Overall, I was left satisfied and excited for season five. In the past, I’ve always felt bereft, wanting more and desirous of better information and answers to questions posed throughout the season. While I still don’t have the entire story, I still got enough intel to keep the hiatus from not being as torturous as it has in years past.
But who am I kidding? I’m still going to be chomping at the bit waiting for September to arrive. Not only because I want to know more, but because I know the show will be heading into another season stronger than ever before.
REDUX SIDE NOTE:
I always try to point out Hawaii actors in “Hawaii Five-0,” and this week is no exception.
Two of the recurring Hawai’i actors returned this week — Taylor Wily, who plays Kamekona, had a funny scene at the shrimp truck trying to talk Grover out of his “spare” shrimp plate.
And Dennis Chun was in several scenes as Sgt. Duke Lukela, helping the team catch a bank robber on the run in Waikīkī, plus a sweet scene with Samantha, comforting her as she waited to be reunited with her father.
Surfer and Hui O Heʻe Nalu (Da Hui) founder Eddie Rothman played Inoke Makuakane, the leader of the group that helped rogue agent Novak (Richard Burgi) smuggle $100 million out of Hawaii.
Interestingly enough, Burgi also has a slight connection to Hawaii; many may remember he played detective Mack Wolfe on “One West Waikiki” in the mid-1990s.

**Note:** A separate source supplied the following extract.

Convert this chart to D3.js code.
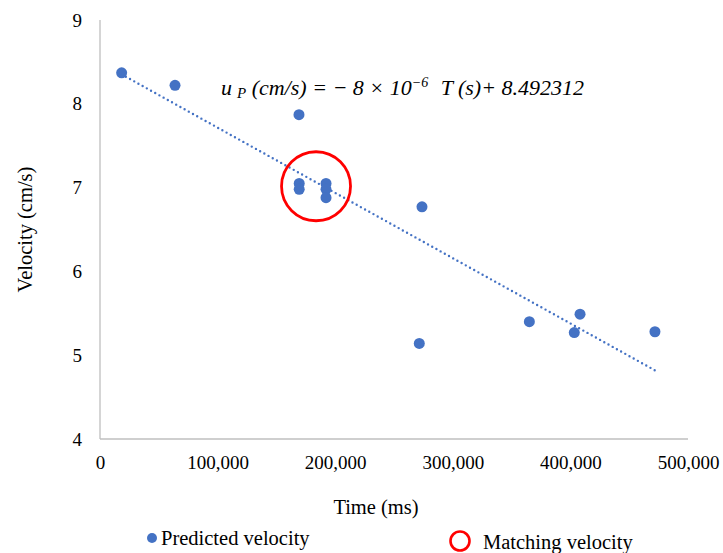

Other local actors featured this week included Nolan Hong and Chad Burch as state sheriffs in the airport scenes; former University of Hawaii football player and Denver Bronco Ma’a Tanuvasa played the sheriff who escorted Ian Wright into Five-0 headquarters; and Keala Kahuanui-Paleka played the tattooed soldier unceremoniously handcuffed to himself when the team stormed the Makuakane homestead.